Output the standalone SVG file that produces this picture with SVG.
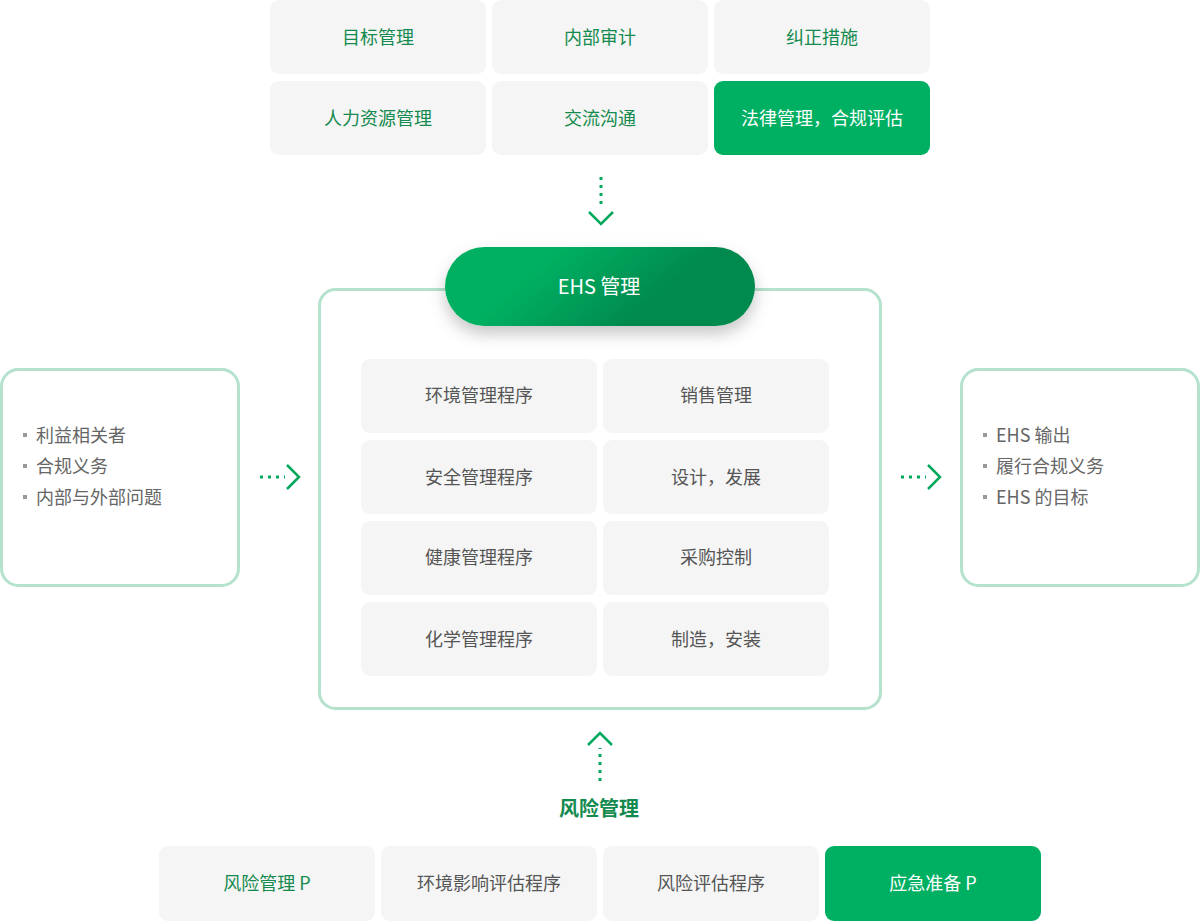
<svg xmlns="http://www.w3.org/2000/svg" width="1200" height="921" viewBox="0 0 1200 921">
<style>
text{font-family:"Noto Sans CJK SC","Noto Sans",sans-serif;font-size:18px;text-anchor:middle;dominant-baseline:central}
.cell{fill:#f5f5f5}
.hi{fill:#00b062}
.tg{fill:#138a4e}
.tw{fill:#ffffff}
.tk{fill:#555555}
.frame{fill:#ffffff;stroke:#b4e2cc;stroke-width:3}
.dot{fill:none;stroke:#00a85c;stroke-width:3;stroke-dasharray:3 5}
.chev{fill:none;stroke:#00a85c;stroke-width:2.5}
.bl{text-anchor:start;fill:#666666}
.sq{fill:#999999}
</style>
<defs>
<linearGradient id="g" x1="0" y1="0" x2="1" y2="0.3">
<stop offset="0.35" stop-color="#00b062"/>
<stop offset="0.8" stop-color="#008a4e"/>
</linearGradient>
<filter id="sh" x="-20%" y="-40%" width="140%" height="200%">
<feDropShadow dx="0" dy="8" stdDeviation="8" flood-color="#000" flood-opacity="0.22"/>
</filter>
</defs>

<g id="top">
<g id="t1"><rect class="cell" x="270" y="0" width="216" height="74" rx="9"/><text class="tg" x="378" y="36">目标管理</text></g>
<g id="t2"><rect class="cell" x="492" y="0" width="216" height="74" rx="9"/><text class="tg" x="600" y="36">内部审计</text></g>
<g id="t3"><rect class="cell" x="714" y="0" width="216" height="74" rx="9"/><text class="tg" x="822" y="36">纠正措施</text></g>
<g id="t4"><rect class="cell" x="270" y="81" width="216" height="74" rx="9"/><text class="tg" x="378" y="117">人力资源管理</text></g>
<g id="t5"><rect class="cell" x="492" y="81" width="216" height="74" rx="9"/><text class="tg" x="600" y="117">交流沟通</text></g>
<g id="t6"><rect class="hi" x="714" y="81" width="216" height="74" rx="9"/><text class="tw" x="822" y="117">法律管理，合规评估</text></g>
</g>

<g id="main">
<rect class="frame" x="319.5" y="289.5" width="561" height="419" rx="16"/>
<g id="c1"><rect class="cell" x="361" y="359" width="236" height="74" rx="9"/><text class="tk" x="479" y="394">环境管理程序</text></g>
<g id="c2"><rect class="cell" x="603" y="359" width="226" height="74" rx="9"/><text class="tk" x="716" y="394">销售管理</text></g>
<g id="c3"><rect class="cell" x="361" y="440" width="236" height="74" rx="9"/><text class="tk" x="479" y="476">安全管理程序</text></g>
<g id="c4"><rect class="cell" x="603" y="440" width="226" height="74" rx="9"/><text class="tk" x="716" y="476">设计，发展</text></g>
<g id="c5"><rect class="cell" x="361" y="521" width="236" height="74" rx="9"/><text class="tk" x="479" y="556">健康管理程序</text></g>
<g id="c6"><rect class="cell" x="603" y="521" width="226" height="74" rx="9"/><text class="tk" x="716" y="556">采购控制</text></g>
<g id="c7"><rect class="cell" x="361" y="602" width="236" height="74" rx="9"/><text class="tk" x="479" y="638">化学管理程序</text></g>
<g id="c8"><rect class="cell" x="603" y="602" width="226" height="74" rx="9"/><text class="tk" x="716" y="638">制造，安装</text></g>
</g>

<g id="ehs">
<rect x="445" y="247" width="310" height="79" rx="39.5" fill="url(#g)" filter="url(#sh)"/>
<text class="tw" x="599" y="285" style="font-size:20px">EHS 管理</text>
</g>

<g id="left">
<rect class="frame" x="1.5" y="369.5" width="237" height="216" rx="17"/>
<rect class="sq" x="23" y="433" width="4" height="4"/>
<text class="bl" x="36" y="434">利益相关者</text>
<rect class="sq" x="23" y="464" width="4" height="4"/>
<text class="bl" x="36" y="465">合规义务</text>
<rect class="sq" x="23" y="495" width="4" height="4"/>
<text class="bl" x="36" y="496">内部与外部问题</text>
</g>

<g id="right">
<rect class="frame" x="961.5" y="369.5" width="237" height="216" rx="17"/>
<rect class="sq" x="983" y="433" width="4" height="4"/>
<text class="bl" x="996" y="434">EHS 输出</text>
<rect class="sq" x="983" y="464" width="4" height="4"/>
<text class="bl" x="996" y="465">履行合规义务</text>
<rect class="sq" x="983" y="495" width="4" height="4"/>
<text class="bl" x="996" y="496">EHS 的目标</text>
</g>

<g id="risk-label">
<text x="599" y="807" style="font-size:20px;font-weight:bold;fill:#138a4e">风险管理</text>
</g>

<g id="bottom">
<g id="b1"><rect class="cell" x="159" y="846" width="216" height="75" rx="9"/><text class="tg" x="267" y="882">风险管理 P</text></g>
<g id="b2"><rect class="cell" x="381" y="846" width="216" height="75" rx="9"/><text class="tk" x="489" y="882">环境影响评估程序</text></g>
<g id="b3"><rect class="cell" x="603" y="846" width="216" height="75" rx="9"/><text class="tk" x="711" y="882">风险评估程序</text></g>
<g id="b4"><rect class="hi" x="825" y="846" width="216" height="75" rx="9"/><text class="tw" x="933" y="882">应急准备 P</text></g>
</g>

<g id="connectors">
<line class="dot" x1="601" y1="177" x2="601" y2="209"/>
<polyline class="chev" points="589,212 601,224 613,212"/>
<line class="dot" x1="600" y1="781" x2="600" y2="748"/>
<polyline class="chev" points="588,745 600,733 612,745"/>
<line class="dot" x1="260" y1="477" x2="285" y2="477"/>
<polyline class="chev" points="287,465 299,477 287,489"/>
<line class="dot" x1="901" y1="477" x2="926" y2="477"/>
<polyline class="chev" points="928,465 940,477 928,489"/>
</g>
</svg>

---

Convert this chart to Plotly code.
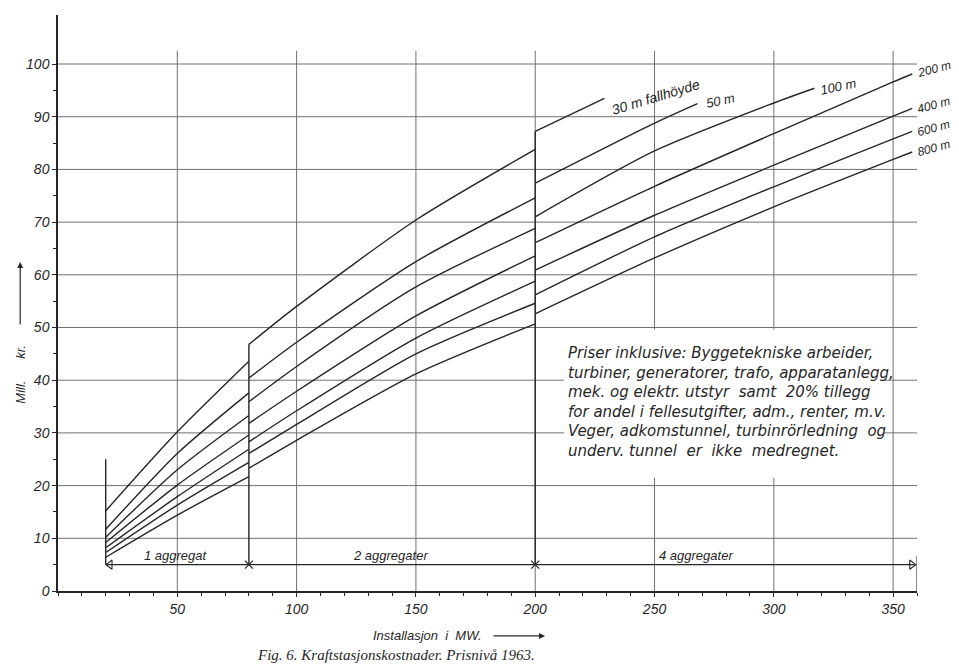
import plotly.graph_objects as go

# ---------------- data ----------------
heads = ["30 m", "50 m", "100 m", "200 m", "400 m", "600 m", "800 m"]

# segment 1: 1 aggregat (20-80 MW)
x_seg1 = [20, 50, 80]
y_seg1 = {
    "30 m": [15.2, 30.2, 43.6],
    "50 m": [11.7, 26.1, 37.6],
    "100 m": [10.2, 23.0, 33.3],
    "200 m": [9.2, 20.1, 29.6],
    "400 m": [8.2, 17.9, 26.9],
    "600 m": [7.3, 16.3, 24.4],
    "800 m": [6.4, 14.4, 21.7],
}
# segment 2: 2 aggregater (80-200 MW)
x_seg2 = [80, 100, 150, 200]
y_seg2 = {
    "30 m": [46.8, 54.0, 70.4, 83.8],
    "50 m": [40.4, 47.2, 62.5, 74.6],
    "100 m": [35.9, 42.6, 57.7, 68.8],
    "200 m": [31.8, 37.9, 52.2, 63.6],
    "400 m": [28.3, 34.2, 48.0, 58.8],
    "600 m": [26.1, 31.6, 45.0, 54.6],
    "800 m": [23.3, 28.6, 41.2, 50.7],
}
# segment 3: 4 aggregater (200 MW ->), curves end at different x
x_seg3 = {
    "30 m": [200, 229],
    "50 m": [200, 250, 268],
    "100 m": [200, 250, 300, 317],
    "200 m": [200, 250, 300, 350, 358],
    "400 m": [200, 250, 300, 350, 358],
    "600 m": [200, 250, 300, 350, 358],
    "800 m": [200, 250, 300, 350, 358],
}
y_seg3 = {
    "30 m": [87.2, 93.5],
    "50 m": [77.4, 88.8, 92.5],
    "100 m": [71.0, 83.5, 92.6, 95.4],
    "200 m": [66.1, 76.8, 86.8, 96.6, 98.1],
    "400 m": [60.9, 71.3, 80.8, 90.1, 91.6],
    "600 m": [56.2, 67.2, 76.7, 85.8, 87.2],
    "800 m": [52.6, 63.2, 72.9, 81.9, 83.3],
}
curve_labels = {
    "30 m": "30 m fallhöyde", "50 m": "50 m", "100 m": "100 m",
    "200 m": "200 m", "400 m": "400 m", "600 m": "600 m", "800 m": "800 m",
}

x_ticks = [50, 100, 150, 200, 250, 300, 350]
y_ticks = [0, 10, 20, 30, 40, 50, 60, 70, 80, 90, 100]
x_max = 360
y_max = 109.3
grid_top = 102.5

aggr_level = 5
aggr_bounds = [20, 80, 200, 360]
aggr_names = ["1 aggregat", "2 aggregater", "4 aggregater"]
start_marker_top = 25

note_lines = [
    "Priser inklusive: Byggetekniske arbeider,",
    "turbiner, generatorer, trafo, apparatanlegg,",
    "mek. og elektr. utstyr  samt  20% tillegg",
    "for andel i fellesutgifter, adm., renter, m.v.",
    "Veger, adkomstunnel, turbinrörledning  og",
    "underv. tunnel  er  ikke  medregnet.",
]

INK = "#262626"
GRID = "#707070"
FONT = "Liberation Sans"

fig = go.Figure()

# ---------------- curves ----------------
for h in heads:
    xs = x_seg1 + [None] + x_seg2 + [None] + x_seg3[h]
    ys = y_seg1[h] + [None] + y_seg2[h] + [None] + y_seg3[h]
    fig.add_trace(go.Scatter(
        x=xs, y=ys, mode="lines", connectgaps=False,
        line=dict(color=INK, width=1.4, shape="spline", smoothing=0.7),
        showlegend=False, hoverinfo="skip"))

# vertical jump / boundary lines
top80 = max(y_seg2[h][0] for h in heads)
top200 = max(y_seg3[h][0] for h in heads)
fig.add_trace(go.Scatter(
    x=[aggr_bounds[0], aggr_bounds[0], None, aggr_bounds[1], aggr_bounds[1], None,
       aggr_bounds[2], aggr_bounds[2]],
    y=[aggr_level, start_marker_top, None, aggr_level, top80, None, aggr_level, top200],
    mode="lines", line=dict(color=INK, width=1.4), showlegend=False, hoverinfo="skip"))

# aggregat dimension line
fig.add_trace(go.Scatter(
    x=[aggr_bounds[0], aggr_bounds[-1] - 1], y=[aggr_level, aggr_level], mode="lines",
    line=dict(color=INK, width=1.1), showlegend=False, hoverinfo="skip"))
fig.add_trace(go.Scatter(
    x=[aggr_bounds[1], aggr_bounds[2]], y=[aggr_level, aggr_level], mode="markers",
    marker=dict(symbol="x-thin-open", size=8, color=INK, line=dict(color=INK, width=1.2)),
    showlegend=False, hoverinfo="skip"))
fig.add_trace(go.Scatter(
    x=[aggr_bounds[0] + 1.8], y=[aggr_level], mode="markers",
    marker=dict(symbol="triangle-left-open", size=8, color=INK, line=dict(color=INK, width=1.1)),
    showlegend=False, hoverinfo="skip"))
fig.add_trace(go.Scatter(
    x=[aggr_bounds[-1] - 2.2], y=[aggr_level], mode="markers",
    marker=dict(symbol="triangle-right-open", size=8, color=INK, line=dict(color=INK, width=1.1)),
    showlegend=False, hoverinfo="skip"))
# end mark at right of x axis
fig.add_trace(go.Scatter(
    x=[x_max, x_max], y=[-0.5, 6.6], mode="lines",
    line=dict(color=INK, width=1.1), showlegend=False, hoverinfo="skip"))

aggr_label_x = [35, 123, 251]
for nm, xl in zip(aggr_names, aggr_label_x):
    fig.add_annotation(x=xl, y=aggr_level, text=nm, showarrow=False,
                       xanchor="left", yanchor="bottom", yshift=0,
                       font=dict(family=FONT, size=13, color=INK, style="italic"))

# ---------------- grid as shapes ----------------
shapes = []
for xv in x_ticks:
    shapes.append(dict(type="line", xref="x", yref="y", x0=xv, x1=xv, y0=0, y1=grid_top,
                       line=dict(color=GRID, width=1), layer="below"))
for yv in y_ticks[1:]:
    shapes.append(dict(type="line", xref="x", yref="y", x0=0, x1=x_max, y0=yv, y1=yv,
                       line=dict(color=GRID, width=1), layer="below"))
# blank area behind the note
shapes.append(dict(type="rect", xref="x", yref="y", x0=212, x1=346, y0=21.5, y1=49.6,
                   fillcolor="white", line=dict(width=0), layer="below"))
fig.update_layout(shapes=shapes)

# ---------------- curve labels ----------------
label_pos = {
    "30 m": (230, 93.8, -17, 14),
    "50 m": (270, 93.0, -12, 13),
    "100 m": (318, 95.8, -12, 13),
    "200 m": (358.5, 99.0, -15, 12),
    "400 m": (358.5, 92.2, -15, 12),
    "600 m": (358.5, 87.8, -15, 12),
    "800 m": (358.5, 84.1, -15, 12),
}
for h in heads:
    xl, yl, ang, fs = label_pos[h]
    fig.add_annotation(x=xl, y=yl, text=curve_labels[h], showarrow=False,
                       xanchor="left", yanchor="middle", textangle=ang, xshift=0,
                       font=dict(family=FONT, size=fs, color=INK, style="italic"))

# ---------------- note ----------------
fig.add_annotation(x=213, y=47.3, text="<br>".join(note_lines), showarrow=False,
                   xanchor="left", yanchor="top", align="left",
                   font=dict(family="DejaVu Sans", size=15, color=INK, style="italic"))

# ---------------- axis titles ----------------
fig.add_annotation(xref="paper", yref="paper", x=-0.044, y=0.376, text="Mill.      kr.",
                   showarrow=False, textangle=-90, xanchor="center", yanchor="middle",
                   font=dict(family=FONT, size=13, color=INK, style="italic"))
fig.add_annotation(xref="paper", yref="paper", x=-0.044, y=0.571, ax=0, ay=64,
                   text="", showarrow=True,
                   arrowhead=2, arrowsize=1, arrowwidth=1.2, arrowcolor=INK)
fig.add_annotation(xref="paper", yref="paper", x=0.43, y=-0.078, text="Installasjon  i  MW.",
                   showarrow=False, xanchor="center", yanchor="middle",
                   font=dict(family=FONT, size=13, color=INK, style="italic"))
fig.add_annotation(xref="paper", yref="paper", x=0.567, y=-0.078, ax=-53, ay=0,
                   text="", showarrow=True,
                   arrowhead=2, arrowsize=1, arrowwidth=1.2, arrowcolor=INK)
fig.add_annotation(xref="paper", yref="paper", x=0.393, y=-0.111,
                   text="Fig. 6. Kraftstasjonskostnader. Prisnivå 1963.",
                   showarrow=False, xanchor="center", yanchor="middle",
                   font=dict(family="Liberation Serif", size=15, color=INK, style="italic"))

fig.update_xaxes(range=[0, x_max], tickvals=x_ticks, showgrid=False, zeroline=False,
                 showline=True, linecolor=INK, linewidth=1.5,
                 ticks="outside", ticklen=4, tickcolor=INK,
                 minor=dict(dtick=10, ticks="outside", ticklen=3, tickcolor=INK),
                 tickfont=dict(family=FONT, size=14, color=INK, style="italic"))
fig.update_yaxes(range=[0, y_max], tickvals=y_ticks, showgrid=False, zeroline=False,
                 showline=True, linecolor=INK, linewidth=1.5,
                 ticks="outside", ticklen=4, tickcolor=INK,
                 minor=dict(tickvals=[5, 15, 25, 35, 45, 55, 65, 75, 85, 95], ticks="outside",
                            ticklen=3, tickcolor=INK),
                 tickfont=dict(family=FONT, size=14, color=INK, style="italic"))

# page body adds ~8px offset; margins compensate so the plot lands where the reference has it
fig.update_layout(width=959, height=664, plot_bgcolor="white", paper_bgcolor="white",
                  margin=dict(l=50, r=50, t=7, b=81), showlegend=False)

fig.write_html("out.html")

--

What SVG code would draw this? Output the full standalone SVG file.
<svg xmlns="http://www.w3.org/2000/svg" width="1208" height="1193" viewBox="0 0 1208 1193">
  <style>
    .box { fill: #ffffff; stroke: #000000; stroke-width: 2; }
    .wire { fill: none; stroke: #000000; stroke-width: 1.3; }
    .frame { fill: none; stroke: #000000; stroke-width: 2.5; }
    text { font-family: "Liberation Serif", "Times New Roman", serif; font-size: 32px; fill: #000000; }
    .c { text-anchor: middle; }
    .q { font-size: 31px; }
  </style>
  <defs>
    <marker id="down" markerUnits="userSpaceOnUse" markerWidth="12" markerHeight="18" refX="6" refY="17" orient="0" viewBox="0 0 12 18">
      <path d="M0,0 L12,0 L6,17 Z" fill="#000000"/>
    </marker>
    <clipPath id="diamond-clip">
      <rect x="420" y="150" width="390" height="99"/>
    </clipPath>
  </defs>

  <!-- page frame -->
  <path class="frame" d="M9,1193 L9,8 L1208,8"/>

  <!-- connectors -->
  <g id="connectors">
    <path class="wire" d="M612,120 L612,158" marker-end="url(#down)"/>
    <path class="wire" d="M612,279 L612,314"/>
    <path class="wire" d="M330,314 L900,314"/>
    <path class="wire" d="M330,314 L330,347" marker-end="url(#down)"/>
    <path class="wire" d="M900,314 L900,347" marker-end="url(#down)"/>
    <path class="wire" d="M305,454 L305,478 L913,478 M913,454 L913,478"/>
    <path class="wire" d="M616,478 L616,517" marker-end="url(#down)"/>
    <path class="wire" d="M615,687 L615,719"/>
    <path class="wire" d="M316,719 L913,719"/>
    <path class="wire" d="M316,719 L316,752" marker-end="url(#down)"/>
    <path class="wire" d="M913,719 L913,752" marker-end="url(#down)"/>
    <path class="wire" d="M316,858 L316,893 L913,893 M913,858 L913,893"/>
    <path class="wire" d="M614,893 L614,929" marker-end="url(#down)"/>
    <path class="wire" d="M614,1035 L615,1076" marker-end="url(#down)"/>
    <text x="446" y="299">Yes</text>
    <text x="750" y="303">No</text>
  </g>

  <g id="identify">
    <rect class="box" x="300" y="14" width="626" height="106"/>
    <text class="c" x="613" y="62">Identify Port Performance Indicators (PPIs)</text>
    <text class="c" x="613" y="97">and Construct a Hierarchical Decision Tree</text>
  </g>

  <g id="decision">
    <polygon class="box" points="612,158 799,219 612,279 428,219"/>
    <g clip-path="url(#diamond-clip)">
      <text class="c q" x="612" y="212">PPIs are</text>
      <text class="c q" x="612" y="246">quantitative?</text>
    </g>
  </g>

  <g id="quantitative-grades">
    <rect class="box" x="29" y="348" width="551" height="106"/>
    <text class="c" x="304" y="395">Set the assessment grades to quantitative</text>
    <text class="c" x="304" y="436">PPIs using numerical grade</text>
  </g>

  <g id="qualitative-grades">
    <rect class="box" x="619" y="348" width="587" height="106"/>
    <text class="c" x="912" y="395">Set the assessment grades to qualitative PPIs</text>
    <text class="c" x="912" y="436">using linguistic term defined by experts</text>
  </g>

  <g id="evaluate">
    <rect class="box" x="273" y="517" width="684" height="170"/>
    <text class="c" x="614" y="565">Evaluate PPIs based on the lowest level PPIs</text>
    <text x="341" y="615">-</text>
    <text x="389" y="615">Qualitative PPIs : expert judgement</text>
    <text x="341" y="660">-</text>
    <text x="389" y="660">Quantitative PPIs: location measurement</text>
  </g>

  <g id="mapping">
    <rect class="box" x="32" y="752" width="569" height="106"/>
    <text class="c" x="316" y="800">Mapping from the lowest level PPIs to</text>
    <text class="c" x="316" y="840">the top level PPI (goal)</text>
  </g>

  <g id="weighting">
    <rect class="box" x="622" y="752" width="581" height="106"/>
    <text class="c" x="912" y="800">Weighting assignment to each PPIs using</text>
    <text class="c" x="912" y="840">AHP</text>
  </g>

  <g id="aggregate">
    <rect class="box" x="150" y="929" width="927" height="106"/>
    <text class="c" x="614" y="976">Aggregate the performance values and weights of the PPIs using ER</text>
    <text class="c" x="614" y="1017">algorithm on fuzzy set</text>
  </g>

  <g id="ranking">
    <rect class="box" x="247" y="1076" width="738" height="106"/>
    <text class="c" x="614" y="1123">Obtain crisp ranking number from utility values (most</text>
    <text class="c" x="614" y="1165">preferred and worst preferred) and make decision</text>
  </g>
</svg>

● Instructions to follow: Which lines of the material contain the string "code"? List each of them.

● Task result:
Convert this chart to Plotly code.
What SVG code would draw this? Output the full standalone SVG file.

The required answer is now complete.